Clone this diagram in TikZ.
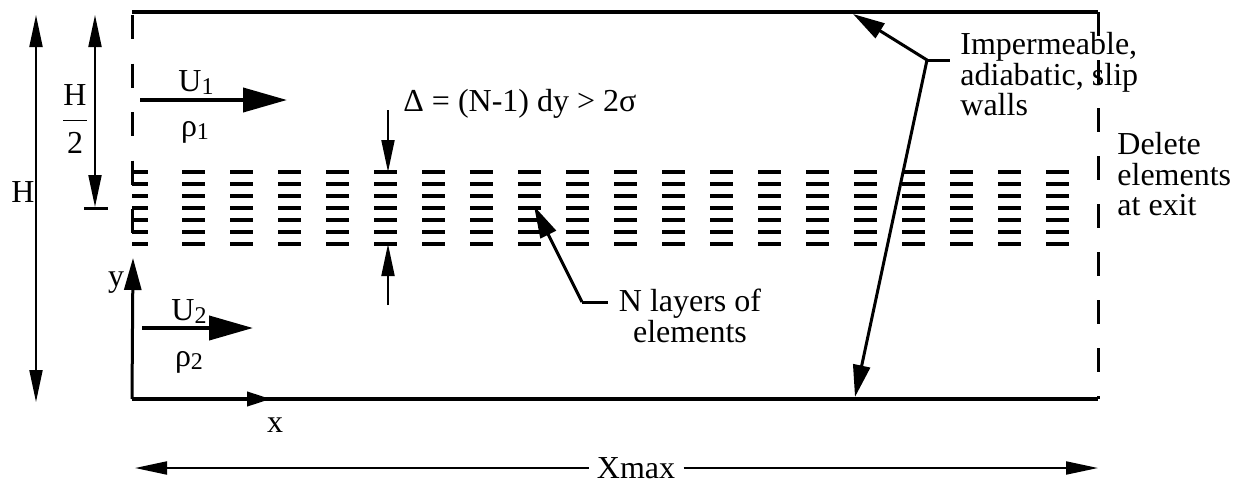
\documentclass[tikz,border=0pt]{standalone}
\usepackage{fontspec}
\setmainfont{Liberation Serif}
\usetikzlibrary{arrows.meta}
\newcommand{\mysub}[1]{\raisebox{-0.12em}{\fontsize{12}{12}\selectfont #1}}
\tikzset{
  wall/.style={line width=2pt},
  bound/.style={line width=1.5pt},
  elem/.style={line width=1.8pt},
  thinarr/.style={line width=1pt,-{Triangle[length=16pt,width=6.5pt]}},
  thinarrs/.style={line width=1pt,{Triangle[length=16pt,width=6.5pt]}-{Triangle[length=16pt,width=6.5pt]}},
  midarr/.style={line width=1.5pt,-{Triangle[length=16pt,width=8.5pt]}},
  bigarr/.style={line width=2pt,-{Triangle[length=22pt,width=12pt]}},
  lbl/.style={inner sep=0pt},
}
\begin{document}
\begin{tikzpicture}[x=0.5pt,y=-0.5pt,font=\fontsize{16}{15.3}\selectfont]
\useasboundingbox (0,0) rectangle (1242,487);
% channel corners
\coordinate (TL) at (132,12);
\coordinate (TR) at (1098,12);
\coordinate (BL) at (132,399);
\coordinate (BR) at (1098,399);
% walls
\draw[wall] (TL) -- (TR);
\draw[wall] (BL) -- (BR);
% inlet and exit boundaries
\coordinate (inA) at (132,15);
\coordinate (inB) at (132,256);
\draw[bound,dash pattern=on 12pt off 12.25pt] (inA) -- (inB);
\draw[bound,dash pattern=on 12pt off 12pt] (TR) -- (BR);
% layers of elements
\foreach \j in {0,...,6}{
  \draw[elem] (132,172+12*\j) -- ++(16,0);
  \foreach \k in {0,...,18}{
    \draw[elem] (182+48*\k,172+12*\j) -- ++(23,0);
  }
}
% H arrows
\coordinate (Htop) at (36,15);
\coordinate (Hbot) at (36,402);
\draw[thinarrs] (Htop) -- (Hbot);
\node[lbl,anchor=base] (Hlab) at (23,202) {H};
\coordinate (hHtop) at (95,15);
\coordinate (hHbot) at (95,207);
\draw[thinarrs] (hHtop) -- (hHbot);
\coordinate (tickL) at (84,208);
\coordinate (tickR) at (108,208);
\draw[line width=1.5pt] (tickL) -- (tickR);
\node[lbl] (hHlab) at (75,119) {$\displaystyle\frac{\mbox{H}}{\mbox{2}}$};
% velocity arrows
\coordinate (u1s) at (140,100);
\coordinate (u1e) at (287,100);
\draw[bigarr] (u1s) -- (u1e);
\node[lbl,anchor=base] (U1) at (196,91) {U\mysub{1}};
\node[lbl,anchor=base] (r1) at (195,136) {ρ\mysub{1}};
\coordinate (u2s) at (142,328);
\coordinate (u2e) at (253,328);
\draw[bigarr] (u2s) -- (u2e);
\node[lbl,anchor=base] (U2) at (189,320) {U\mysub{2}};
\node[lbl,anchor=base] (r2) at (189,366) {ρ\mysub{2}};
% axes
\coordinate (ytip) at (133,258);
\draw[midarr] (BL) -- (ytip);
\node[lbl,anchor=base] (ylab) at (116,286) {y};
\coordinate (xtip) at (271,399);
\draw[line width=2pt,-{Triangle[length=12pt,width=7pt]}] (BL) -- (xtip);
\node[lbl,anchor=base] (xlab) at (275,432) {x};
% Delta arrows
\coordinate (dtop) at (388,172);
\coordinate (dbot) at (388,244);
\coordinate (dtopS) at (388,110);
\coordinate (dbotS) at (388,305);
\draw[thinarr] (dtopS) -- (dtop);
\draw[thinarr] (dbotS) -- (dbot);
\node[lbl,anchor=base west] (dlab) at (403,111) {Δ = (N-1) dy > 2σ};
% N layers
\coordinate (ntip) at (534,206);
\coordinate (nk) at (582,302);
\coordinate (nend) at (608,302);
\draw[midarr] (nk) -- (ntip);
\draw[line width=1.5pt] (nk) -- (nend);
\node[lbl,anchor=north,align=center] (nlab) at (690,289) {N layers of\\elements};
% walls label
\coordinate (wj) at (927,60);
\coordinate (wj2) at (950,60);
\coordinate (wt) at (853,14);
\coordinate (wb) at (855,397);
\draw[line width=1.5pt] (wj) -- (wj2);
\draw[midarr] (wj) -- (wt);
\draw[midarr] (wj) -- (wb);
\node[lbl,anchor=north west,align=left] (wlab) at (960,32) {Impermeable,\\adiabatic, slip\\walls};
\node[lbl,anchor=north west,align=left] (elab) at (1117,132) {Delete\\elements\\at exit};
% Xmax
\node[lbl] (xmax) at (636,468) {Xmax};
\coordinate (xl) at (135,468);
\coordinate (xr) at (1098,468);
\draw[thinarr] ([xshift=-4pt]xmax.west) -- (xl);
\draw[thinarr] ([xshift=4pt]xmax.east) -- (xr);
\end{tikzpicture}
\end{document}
+++++
◆ **Requirement**
Except for the pictures, reproduce every line exactly.

◆ **Result below**
Clone this diagram in TikZ.
\documentclass[tikz,border=0pt]{standalone}
\usepackage{fontspec}
\setmainfont{Liberation Serif}
\usetikzlibrary{arrows.meta}
\newcommand{\mysub}[1]{\raisebox{-0.12em}{\fontsize{12}{12}\selectfont #1}}
\tikzset{
  wall/.style={line width=2pt},
  bound/.style={line width=1.5pt},
  elem/.style={line width=1.8pt},
  thinarr/.style={line width=1pt,-{Triangle[length=16pt,width=6.5pt]}},
  thinarrs/.style={line width=1pt,{Triangle[length=16pt,width=6.5pt]}-{Triangle[length=16pt,width=6.5pt]}},
  midarr/.style={line width=1.5pt,-{Triangle[length=16pt,width=8.5pt]}},
  bigarr/.style={line width=2pt,-{Triangle[length=22pt,width=12pt]}},
  lbl/.style={inner sep=0pt},
}
\begin{document}
\begin{tikzpicture}[x=0.5pt,y=-0.5pt,font=\fontsize{16}{15.3}\selectfont]
\useasboundingbox (0,0) rectangle (1242,487);
% channel corners
\coordinate (TL) at (132,12);
\coordinate (TR) at (1098,12);
\coordinate (BL) at (132,399);
\coordinate (BR) at (1098,399);
% walls
\draw[wall] (TL) -- (TR);
\draw[wall] (BL) -- (BR);
% inlet and exit boundaries
\coordinate (inA) at (132,15);
\coordinate (inB) at (132,256);
\draw[bound,dash pattern=on 12pt off 12.25pt] (inA) -- (inB);
\draw[bound,dash pattern=on 12pt off 12pt] (TR) -- (BR);
% layers of elements
\foreach \j in {0,...,6}{
  \draw[elem] (132,172+12*\j) -- ++(16,0);
  \foreach \k in {0,...,18}{
    \draw[elem] (182+48*\k,172+12*\j) -- ++(23,0);
  }
}
% H arrows
\coordinate (Htop) at (36,15);
\coordinate (Hbot) at (36,402);
\draw[thinarrs] (Htop) -- (Hbot);
\node[lbl,anchor=base] (Hlab) at (23,202) {H};
\coordinate (hHtop) at (95,15);
\coordinate (hHbot) at (95,207);
\draw[thinarrs] (hHtop) -- (hHbot);
\coordinate (tickL) at (84,208);
\coordinate (tickR) at (108,208);
\draw[line width=1.5pt] (tickL) -- (tickR);
\node[lbl] (hHlab) at (75,119) {$\displaystyle\frac{\mbox{H}}{\mbox{2}}$};
% velocity arrows
\coordinate (u1s) at (140,100);
\coordinate (u1e) at (287,100);
\draw[bigarr] (u1s) -- (u1e);
\node[lbl,anchor=base] (U1) at (196,91) {U\mysub{1}};
\node[lbl,anchor=base] (r1) at (195,136) {ρ\mysub{1}};
\coordinate (u2s) at (142,328);
\coordinate (u2e) at (253,328);
\draw[bigarr] (u2s) -- (u2e);
\node[lbl,anchor=base] (U2) at (189,320) {U\mysub{2}};
\node[lbl,anchor=base] (r2) at (189,366) {ρ\mysub{2}};
% axes
\coordinate (ytip) at (133,258);
\draw[midarr] (BL) -- (ytip);
\node[lbl,anchor=base] (ylab) at (116,286) {y};
\coordinate (xtip) at (271,399);
\draw[line width=2pt,-{Triangle[length=12pt,width=7pt]}] (BL) -- (xtip);
\node[lbl,anchor=base] (xlab) at (275,432) {x};
% Delta arrows
\coordinate (dtop) at (388,172);
\coordinate (dbot) at (388,244);
\coordinate (dtopS) at (388,110);
\coordinate (dbotS) at (388,305);
\draw[thinarr] (dtopS) -- (dtop);
\draw[thinarr] (dbotS) -- (dbot);
\node[lbl,anchor=base west] (dlab) at (403,111) {Δ = (N-1) dy > 2σ};
% N layers
\coordinate (ntip) at (534,206);
\coordinate (nk) at (582,302);
\coordinate (nend) at (608,302);
\draw[midarr] (nk) -- (ntip);
\draw[line width=1.5pt] (nk) -- (nend);
\node[lbl,anchor=north,align=center] (nlab) at (690,289) {N layers of\\elements};
% walls label
\coordinate (wj) at (927,60);
\coordinate (wj2) at (950,60);
\coordinate (wt) at (853,14);
\coordinate (wb) at (855,397);
\draw[line width=1.5pt] (wj) -- (wj2);
\draw[midarr] (wj) -- (wt);
\draw[midarr] (wj) -- (wb);
\node[lbl,anchor=north west,align=left] (wlab) at (960,32) {Impermeable,\\adiabatic, slip\\walls};
\node[lbl,anchor=north west,align=left] (elab) at (1117,132) {Delete\\elements\\at exit};
% Xmax
\node[lbl] (xmax) at (636,468) {Xmax};
\coordinate (xl) at (135,468);
\coordinate (xr) at (1098,468);
\draw[thinarr] ([xshift=-4pt]xmax.west) -- (xl);
\draw[thinarr] ([xshift=4pt]xmax.east) -- (xr);
\end{tikzpicture}
\end{document}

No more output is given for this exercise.